▸ WRITTEN EXERCISE: Quote every line of the data below as it stands, omitting pictures.

------

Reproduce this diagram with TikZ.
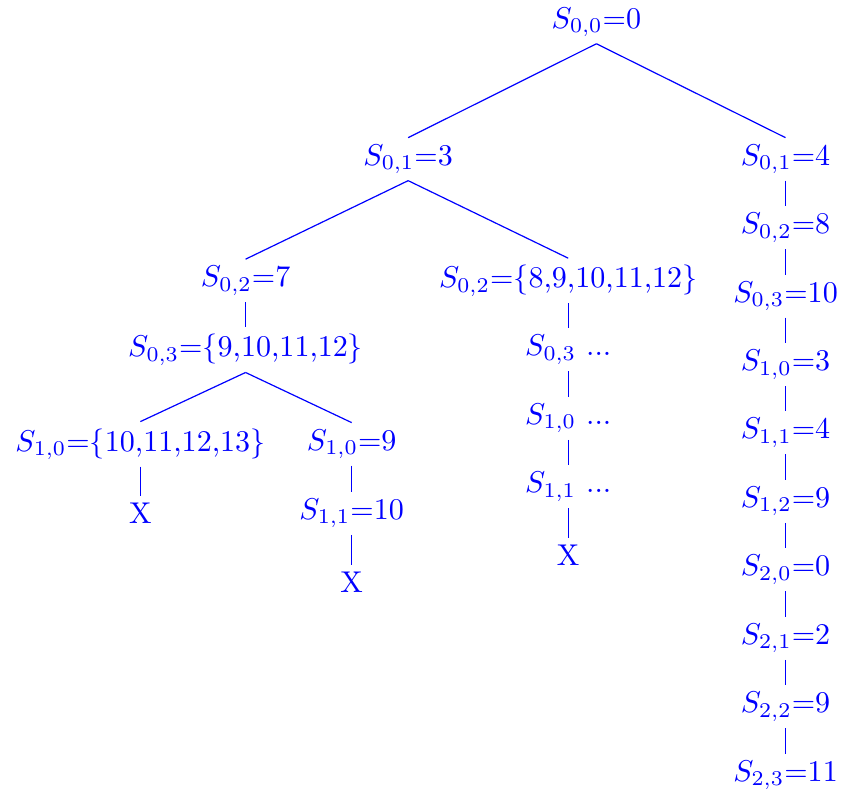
\documentclass[tikz,border=0pt]{standalone}
\usepackage{xcolor}
\usepackage{tikz}

\begin{document}
\begin{tikzpicture}[st/.style={text=blue, inner xsep=3.33pt, inner ysep=2.1pt}, edge/.style={draw=blue, line width=0.4pt}]
  \useasboundingbox (0,0) rectangle (9.84,-9.26);
  % root and first level
  \node[st] (r) at (6.97,-0.26) {$S_{0,0}$=0};
  \node[st] (a) at (4.77,-1.86) {$S_{0,1}$=3};
  \node[st] (b) at (9.18,-1.86) {$S_{0,1}$=4};
  % left branch
  \node[st] (a1) at (2.87,-3.28) {$S_{0,2}$=7};
  \node[st] (a2) at (2.87,-4.09) {$S_{0,3}$=$\{$9,10,11,12$\}$};
  \node[st] (a3) at (1.64,-5.19) {$S_{1,0}$=$\{$10,11,12,13$\}$};
  \node[st] (a4) at (1.64,-6.00) {X};
  \node[st] (a5) at (4.11,-5.19) {$S_{1,0}$=9};
  \node[st] (a6) at (4.11,-6.00) {$S_{1,1}$=10};
  \node[st] (a7) at (4.11,-6.80) {X};
  % middle branch
  \node[st] (m1) at (6.64,-3.28) {$S_{0,2}$=$\{$8,9,10,11,12$\}$};
  \node[st] (m2) at (6.64,-4.09) {$S_{0,3}$ ...};
  \node[st] (m3) at (6.64,-4.89) {$S_{1,0}$ ...};
  \node[st] (m4) at (6.64,-5.69) {$S_{1,1}$ ...};
  \node[st] (m5) at (6.64,-6.49) {X};
  % right chain
  \node[st] (b1) at (9.18,-2.66) {$S_{0,2}$=8};
  \node[st] (b2) at (9.18,-3.46) {$S_{0,3}$=10};
  \node[st] (b3) at (9.18,-4.26) {$S_{1,0}$=3};
  \node[st] (b4) at (9.18,-5.06) {$S_{1,1}$=4};
  \node[st] (b5) at (9.18,-5.86) {$S_{1,2}$=9};
  \node[st] (b6) at (9.18,-6.66) {$S_{2,0}$=0};
  \node[st] (b7) at (9.18,-7.46) {$S_{2,1}$=2};
  \node[st] (b8) at (9.18,-8.26) {$S_{2,2}$=9};
  \node[st] (b9) at (9.18,-9.06) {$S_{2,3}$=11};
  % edges
  \foreach \p/\c in {r/a, r/b, a/a1, a/m1, a1/a2, a2/a3, a2/a5, a3/a4, a5/a6, a6/a7,
                     m1/m2, m2/m3, m3/m4, m4/m5,
                     b/b1, b1/b2, b2/b3, b3/b4, b4/b5, b5/b6, b6/b7, b7/b8, b8/b9}
    \draw[edge] (\p.south) -- (\c.north);
\end{tikzpicture}
\end{document}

------

▸ CORRECT ANSWER:
Reproduce this diagram with TikZ.
\documentclass[tikz,border=0pt]{standalone}
\usepackage{xcolor}
\usepackage{tikz}

\begin{document}
\begin{tikzpicture}[st/.style={text=blue, inner xsep=3.33pt, inner ysep=2.1pt}, edge/.style={draw=blue, line width=0.4pt}]
  \useasboundingbox (0,0) rectangle (9.84,-9.26);
  % root and first level
  \node[st] (r) at (6.97,-0.26) {$S_{0,0}$=0};
  \node[st] (a) at (4.77,-1.86) {$S_{0,1}$=3};
  \node[st] (b) at (9.18,-1.86) {$S_{0,1}$=4};
  % left branch
  \node[st] (a1) at (2.87,-3.28) {$S_{0,2}$=7};
  \node[st] (a2) at (2.87,-4.09) {$S_{0,3}$=$\{$9,10,11,12$\}$};
  \node[st] (a3) at (1.64,-5.19) {$S_{1,0}$=$\{$10,11,12,13$\}$};
  \node[st] (a4) at (1.64,-6.00) {X};
  \node[st] (a5) at (4.11,-5.19) {$S_{1,0}$=9};
  \node[st] (a6) at (4.11,-6.00) {$S_{1,1}$=10};
  \node[st] (a7) at (4.11,-6.80) {X};
  % middle branch
  \node[st] (m1) at (6.64,-3.28) {$S_{0,2}$=$\{$8,9,10,11,12$\}$};
  \node[st] (m2) at (6.64,-4.09) {$S_{0,3}$ ...};
  \node[st] (m3) at (6.64,-4.89) {$S_{1,0}$ ...};
  \node[st] (m4) at (6.64,-5.69) {$S_{1,1}$ ...};
  \node[st] (m5) at (6.64,-6.49) {X};
  % right chain
  \node[st] (b1) at (9.18,-2.66) {$S_{0,2}$=8};
  \node[st] (b2) at (9.18,-3.46) {$S_{0,3}$=10};
  \node[st] (b3) at (9.18,-4.26) {$S_{1,0}$=3};
  \node[st] (b4) at (9.18,-5.06) {$S_{1,1}$=4};
  \node[st] (b5) at (9.18,-5.86) {$S_{1,2}$=9};
  \node[st] (b6) at (9.18,-6.66) {$S_{2,0}$=0};
  \node[st] (b7) at (9.18,-7.46) {$S_{2,1}$=2};
  \node[st] (b8) at (9.18,-8.26) {$S_{2,2}$=9};
  \node[st] (b9) at (9.18,-9.06) {$S_{2,3}$=11};
  % edges
  \foreach \p/\c in {r/a, r/b, a/a1, a/m1, a1/a2, a2/a3, a2/a5, a3/a4, a5/a6, a6/a7,
                     m1/m2, m2/m3, m3/m4, m4/m5,
                     b/b1, b1/b2, b2/b3, b3/b4, b4/b5, b5/b6, b6/b7, b7/b8, b8/b9}
    \draw[edge] (\p.south) -- (\c.north);
\end{tikzpicture}
\end{document}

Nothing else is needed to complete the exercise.